* _Exercise aim_: Every line below that mentions the word "with" should be copied out.

* _Input for this task_:

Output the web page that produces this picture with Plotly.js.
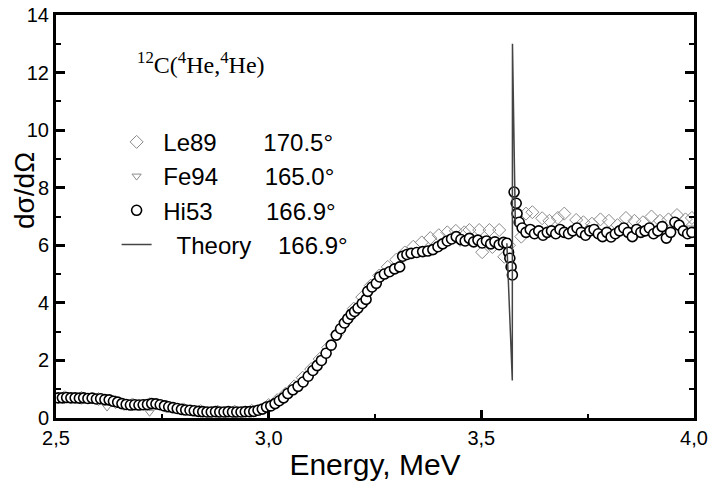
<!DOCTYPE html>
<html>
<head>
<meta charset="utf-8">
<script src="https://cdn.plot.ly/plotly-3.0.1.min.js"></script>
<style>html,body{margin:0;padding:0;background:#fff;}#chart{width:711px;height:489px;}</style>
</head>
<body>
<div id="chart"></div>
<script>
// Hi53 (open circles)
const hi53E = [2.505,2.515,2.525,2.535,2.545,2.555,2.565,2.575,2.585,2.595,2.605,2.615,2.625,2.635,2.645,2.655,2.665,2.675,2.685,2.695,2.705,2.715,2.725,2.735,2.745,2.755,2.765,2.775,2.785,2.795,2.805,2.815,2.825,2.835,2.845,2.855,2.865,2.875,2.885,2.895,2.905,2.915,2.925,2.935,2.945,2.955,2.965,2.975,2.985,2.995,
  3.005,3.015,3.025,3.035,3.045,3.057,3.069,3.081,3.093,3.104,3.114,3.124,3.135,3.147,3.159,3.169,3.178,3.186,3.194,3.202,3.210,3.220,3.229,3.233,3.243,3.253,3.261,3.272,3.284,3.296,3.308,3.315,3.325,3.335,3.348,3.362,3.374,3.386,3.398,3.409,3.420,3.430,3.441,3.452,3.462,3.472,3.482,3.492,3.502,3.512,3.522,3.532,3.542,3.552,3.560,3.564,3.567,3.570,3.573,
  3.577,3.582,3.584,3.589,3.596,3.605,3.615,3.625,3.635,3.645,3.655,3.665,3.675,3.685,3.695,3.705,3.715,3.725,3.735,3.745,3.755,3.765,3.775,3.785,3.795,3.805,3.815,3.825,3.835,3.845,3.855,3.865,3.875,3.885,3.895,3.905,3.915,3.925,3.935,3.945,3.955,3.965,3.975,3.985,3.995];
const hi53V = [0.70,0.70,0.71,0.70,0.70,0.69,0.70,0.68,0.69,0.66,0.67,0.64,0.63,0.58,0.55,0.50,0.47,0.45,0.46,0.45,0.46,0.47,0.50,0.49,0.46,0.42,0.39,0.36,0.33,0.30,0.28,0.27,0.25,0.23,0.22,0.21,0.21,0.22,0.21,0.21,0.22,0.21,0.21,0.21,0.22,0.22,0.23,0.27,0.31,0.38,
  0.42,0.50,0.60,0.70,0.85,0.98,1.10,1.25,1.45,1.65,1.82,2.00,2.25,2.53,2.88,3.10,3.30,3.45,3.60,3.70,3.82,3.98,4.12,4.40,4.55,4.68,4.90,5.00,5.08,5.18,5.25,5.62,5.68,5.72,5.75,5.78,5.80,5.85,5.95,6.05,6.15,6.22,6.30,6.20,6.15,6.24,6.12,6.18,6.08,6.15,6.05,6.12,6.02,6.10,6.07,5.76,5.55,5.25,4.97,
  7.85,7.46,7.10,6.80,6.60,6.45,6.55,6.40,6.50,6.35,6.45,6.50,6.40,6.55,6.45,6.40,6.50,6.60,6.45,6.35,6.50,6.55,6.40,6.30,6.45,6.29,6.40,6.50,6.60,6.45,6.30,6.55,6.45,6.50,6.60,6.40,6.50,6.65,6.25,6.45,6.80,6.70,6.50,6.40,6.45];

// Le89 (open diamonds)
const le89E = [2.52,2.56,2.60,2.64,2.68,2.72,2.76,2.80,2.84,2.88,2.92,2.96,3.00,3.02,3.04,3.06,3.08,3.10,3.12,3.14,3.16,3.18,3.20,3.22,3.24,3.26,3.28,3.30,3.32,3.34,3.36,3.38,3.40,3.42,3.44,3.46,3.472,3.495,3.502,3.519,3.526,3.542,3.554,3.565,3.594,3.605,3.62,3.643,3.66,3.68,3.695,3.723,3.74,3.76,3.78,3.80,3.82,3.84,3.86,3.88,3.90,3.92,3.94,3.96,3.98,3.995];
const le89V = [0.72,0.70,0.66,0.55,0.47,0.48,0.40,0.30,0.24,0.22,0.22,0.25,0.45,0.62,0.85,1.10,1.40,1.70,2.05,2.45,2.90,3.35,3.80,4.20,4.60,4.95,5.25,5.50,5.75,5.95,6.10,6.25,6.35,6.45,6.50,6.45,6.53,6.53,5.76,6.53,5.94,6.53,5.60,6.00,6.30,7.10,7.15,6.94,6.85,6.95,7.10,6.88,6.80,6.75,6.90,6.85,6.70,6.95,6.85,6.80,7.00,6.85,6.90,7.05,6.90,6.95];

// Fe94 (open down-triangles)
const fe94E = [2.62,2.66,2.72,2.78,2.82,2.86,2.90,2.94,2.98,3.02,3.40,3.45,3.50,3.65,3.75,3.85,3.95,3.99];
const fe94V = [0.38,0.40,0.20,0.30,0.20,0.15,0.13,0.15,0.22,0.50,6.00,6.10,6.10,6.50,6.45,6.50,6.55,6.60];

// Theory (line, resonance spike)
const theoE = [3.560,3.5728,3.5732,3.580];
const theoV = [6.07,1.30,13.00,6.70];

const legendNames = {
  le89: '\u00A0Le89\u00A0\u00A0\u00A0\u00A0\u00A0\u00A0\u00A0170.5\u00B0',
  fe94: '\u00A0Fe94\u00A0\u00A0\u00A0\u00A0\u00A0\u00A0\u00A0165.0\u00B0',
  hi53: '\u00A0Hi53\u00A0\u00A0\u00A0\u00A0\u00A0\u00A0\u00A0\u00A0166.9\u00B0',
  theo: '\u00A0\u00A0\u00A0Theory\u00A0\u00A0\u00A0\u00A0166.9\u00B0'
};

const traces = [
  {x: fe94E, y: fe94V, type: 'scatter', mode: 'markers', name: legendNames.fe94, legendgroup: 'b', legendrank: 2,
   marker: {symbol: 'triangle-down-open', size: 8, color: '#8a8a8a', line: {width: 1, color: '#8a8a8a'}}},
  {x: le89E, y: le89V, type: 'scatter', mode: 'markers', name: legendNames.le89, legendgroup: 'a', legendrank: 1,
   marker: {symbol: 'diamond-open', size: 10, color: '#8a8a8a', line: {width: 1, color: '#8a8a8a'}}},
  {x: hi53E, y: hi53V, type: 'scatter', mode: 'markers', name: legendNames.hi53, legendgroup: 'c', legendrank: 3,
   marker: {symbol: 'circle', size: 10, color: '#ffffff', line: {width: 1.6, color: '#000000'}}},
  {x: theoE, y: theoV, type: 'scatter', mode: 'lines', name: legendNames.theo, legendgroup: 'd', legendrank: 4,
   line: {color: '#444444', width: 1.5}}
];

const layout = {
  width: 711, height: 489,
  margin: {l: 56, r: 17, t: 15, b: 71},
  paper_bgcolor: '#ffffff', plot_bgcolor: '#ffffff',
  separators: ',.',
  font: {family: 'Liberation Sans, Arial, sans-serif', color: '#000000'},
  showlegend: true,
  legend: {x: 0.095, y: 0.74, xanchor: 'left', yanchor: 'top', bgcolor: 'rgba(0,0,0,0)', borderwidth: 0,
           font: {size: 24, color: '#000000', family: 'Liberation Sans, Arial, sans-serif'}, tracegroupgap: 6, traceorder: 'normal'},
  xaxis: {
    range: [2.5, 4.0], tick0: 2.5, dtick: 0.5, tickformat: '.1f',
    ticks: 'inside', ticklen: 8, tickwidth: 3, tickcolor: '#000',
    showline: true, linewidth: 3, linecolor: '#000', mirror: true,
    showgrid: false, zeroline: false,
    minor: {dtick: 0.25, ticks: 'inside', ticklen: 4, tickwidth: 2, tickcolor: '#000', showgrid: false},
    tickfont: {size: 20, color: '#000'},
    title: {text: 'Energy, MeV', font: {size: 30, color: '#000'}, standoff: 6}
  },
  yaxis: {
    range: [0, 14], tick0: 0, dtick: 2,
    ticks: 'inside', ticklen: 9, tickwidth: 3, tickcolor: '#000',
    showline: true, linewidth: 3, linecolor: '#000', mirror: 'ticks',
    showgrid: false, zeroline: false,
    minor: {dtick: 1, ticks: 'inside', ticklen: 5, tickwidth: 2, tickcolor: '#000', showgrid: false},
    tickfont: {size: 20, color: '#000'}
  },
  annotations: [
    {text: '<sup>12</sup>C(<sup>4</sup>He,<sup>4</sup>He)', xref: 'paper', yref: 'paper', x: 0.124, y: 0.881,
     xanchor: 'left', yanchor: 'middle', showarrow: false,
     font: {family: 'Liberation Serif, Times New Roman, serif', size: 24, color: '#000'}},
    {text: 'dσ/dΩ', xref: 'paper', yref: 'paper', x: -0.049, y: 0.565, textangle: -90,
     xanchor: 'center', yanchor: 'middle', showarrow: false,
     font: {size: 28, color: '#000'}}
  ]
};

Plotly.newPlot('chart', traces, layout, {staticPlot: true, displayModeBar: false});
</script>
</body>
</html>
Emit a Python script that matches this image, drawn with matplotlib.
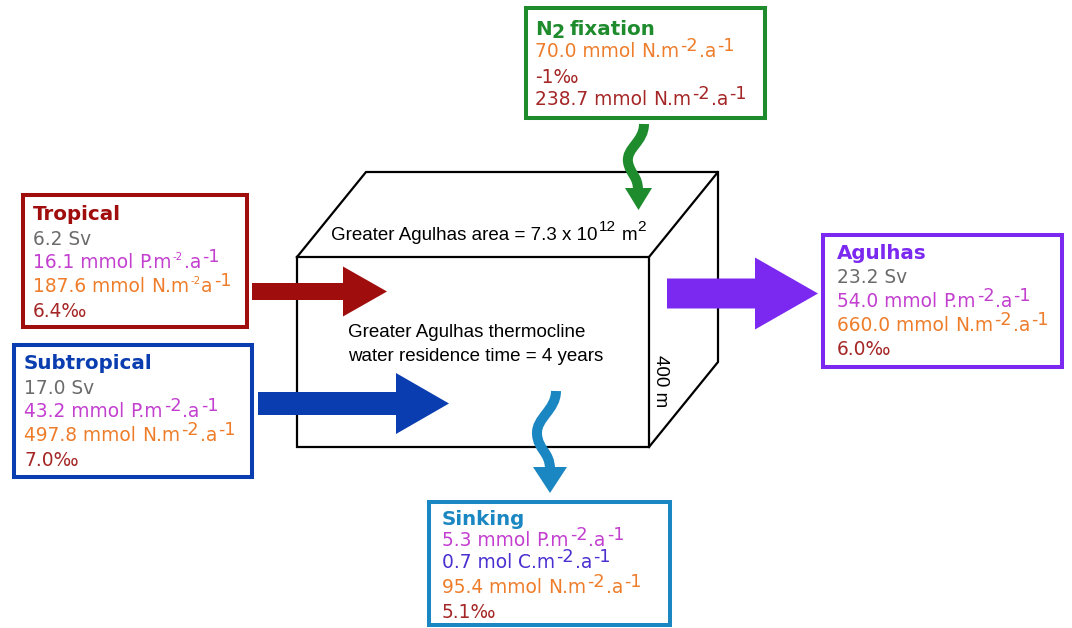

* _Finished task_:
Output the web page that produces this picture with Plotly.js.
Emit a Python script that matches this image, drawn with matplotlib.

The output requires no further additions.